El hombre es un ser contradictorio. Primeramente es grande, pues es el broche final de la creación de Dios. Más que un conjunto de células es un alma viviente, un ser responsable que puede decir: «existo» y ponerse en contacto con Dios mismo, su Creador. Pero al mismo tiempo es un ser miserable, pues después de haber escuchado las mentiras de Satanás, perdió su inocencia y desde entonces fracasa en el ámbito moral.
El hombre seguirá siendo un misterio para sí mismo, tanto en su naturaleza como en su destino, hasta que Dios se le revele. En Jesucristo, Dios no solamente manifestó lo que él es, es decir, santidad y amor, sino que también revela, a los que creen en él, que su plan es compartir con su criatura su felicidad eterna.
La norma
¿Qué pensaríamos de una empresa en la que las medidas de las piezas que se producen variasen según la hora y el día o la imaginación de los obreros que las fabrican? Es evidente que no es la norma la que tiene que adaptarse; son más bien los obreros los que tienen que respetar la norma.

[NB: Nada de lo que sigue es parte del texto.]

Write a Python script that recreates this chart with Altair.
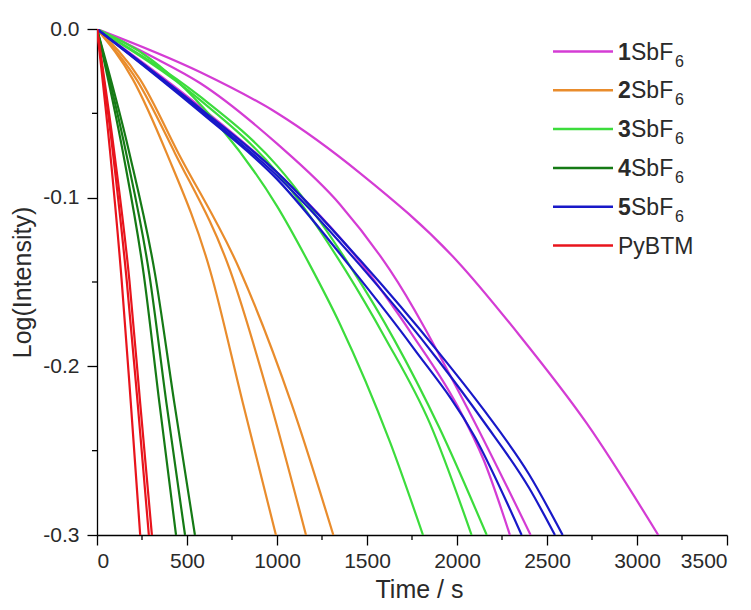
import altair as alt
import pandas as pd

# ---------------- data ----------------
series_names = ["1SbF6", "2SbF6", "3SbF6", "4SbF6", "5SbF6", "PyBTM"]
series_colors = ["#D43CD4", "#E98C2C", "#3CDC3C", "#157A15", "#1818C8", "#E8141C"]

# 1SbF6 (three runs)
m1_t = [0, 572, 1000, 1461, 2000, 2350, 2722, 3118]
m1_y = [0, -0.0255, -0.0498, -0.0854, -0.1375, -0.182, -0.234, -0.300]
m2_t = [0, 300, 572, 1000, 1350, 1628, 2044, 2409]
m2_y = [0, -0.016, -0.032, -0.068, -0.104, -0.143, -0.222, -0.300]
m3_t = [0, 572, 1000, 1461, 1750, 2000, 2150, 2294]
m3_y = [0, -0.046, -0.085, -0.138, -0.181, -0.223, -0.256, -0.300]

# 2SbF6
o1_t = [0, 200, 387, 628, 811, 994]
o1_y = [0, -0.030, -0.0736, -0.143, -0.222, -0.300]
o2_t = [0, 220, 433, 739, 965, 1161]
o2_y = [0, -0.030, -0.0736, -0.143, -0.222, -0.300]
o3_t = [0, 240, 452, 794, 1080, 1313]
o3_y = [0, -0.030, -0.0736, -0.143, -0.222, -0.300]

# 3SbF6
g1_t = [0, 300, 683, 1000, 1183, 1350, 1628, 1811]
g1_y = [0, -0.018, -0.058, -0.105, -0.140, -0.175, -0.245, -0.300]
g2_t = [0, 572, 1000, 1380, 1600, 1850, 2081]
g2_y = [0, -0.042, -0.085, -0.143, -0.183, -0.234, -0.300]
g3_t = [0, 572, 1000, 1420, 1650, 1900, 2165]
g3_y = [0, -0.040, -0.081, -0.143, -0.184, -0.236, -0.300]

# 4SbF6
d1_t = [0, 145, 259, 347, 439]
d1_y = [0, -0.0736, -0.145, -0.222, -0.300]
d2_t = [0, 162, 290, 386, 489]
d2_y = [0, -0.0736, -0.145, -0.222, -0.300]
d3_t = [0, 180, 322, 430, 544]
d3_y = [0, -0.0736, -0.145, -0.222, -0.300]

# 5SbF6
b1_t = [0, 572, 1000, 1400, 1750, 2100, 2359]
b1_y = [0, -0.049, -0.089, -0.140, -0.188, -0.242, -0.300]
b2_t = [0, 572, 1000, 1461, 1900, 2150, 2400, 2544]
b2_y = [0, -0.048, -0.087, -0.140, -0.197, -0.233, -0.272, -0.300]
b3_t = [0, 572, 1000, 1461, 1900, 2150, 2400, 2587]
b3_y = [0, -0.047, -0.085, -0.137, -0.192, -0.226, -0.264, -0.300]

# PyBTM
r1_t = [0, 72, 137, 188, 240]
r1_y = [0, -0.072, -0.149, -0.222, -0.300]
r2_t = [0, 88, 165, 226, 288]
r2_y = [0, -0.073, -0.149, -0.222, -0.300]
r3_t = [0, 97, 180, 240, 305]
r3_y = [0, -0.074, -0.149, -0.222, -0.300]

curves = [
    ("1SbF6", "m1", m1_t, m1_y), ("1SbF6", "m2", m2_t, m2_y), ("1SbF6", "m3", m3_t, m3_y),
    ("2SbF6", "o1", o1_t, o1_y), ("2SbF6", "o2", o2_t, o2_y), ("2SbF6", "o3", o3_t, o3_y),
    ("3SbF6", "g1", g1_t, g1_y), ("3SbF6", "g2", g2_t, g2_y), ("3SbF6", "g3", g3_t, g3_y),
    ("4SbF6", "d1", d1_t, d1_y), ("4SbF6", "d2", d2_t, d2_y), ("4SbF6", "d3", d3_t, d3_y),
    ("5SbF6", "b1", b1_t, b1_y), ("5SbF6", "b2", b2_t, b2_y), ("5SbF6", "b3", b3_t, b3_y),
    ("PyBTM", "r1", r1_t, r1_y), ("PyBTM", "r2", r2_t, r2_y), ("PyBTM", "r3", r3_t, r3_y),
]

x_major = [0, 500, 1000, 1500, 2000, 2500, 3000, 3500]
x_minor = [250, 750, 1250, 1750, 2250, 2750, 3250]
y_major = [0.0, -0.1, -0.2, -0.3]
y_minor = [-0.05, -0.15, -0.25]

legend_num = ["1", "2", "3", "4", "5", ""]
legend_rest = ["SbF", "SbF", "SbF", "SbF", "SbF", "PyBTM"]
legend_sub = ["6", "6", "6", "6", "6", ""]

# ---------------- tables ----------------
rows = []
for s, cid, ts, ys in curves:
    for i, (t, y) in enumerate(zip(ts, ys)):
        rows.append({"series": s, "curve": cid, "i": i, "t": t, "y": y})
df = pd.DataFrame(rows)

leg = pd.DataFrame({
    "row": list(range(len(series_names))),
    "series": series_names,
    "num": legend_num,
    "rest": legend_rest,
    "sub": legend_sub,
})

FONT = "Liberation Sans"
TXT = "#2a2a2a"

xscale = alt.Scale(domain=[0, 3500], nice=False, zero=False)
yscale = alt.Scale(domain=[-0.3, 0.0], nice=False, zero=False)
cscale = alt.Scale(domain=series_names, range=series_colors)

x_axis = alt.Axis(
    values=x_major, format="d", grid=False,
    tickSize=10, tickWidth=1.3, tickColor="black",
    domainColor="black", domainWidth=1.3,
    labelFont=FONT, labelFontSize=21, labelColor=TXT, labelPadding=5,
    title="Time / s", titleFont=FONT, titleFontSize=25, titleFontWeight="normal",
    titleColor=TXT, titleBaseline="alphabetic", titleY=62, titleX=322,
)
y_axis = alt.Axis(
    values=y_major, grid=False,
    labelExpr="datum.value == 0 ? '0.0' : '-' + format(-datum.value, '.1f')",
    tickSize=10, tickWidth=1.3, tickColor="black",
    domainColor="black", domainWidth=1.3,
    labelFont=FONT, labelFontSize=21, labelColor=TXT, labelPadding=8,
    title="Log(Intensity)", titleFont=FONT, titleFontSize=25, titleFontWeight="normal",
    titleColor=TXT, titleAngle=270, titleBaseline="alphabetic", titleX=-67,
)

lines = alt.Chart(df).mark_line(strokeWidth=2.2, interpolate="monotone", clip=True).encode(
    x=alt.X("t:Q", scale=xscale, axis=x_axis),
    y=alt.Y("y:Q", scale=yscale, axis=y_axis),
    color=alt.Color("series:N", scale=cscale, legend=None),
    detail="curve:N",
    order="i:Q",
)

xminor = alt.Chart(pd.DataFrame({"t": x_minor})).mark_rule(color="black", strokeWidth=1.3).encode(
    x=alt.X("t:Q", scale=xscale),
    y=alt.value(506), y2=alt.value(511),
)
yminor = alt.Chart(pd.DataFrame({"y": y_minor})).mark_rule(color="black", strokeWidth=1.3).encode(
    y=alt.Y("y:Q", scale=yscale),
    x=alt.value(0), x2=alt.value(-5),
)

main = alt.layer(lines, xminor, yminor)

ly = alt.Y("row:Q", scale=alt.Scale(domain=[0, 5], range=[22.5, 216.5]), axis=None)
leg_base = alt.Chart(leg)
leg_lines = leg_base.mark_rule(strokeWidth=2.5).encode(
    x=alt.value(456), x2=alt.value(516), y=ly,
    color=alt.Color("series:N", scale=cscale, legend=None),
)
leg_num = leg_base.mark_text(align="left", baseline="alphabetic", dy=8, font=FONT,
                             fontSize=23, fontWeight="bold", color=TXT).encode(
    x=alt.value(521), y=ly, text="num:N",
)
leg_rest_sbf = leg_base.transform_filter("datum.num != ''").mark_text(
    align="left", baseline="alphabetic", dy=8, font=FONT, fontSize=23, color=TXT).encode(
    x=alt.value(534), y=ly, text="rest:N",
)
leg_rest_py = leg_base.transform_filter("datum.num == ''").mark_text(
    align="left", baseline="alphabetic", dy=8, font=FONT, fontSize=23, color=TXT).encode(
    x=alt.value(521), y=ly, text="rest:N",
)
leg_sub = leg_base.mark_text(align="left", baseline="alphabetic", dy=15, font=FONT,
                             fontSize=16, color=TXT).encode(
    x=alt.value(578), y=ly, text="sub:N",
)
legend = alt.layer(leg_lines, leg_num, leg_rest_sbf, leg_rest_py, leg_sub)

chart = alt.layer(main, legend).resolve_scale(y="independent").properties(
    width=630, height=506,
    padding={"left": 89, "top": 21, "right": 16, "bottom": 67},
    autosize=alt.AutoSizeParams(type="none"),
    background="white",
).configure_view(stroke=None)

chart.save("out.html", embed_options={"renderer": "svg", "actions": False})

En el ámbito moral, hoy en día pasamos por una preocupante evolución de las costumbres de nuestra sociedad. Lo que hace la mayoría de la gente es lo que se considera como normal.
Pero, ¿Cuál es la norma? La única que cuenta es la que Dios estableció en la Biblia. Él no adaptó su norma a la evolución de la sociedad. Aunque la liberalización de las costumbres haya hecho evolucionar las leyes humanas, las nociones divinas del bien y del mal permanecen inmutables. No dependen de nuestra opinión ni del comportamiento de los hombres de hoy. Dios estableció leyes para nuestro bien. Quizá pensemos que Dios puso los mandamientos para fastidiarnos, para ponernos límites y forzarnos a hacer algo, pero el objetivo de Dios es hacer que sus criaturas sean felices. Dios no se limitó a dar normas, sino que al comprobar nuestra total incapacidad para respetarlas debido al pecado, intervino por medio de Jesucristo para producir lo que es imposible a toda ley. La misma gracia que condujo a Jesús a morir para borrar nuestros pecados ahora nos exhorta a vivir “en este siglo sobria, justa y piadosamente” (Tito 2:12).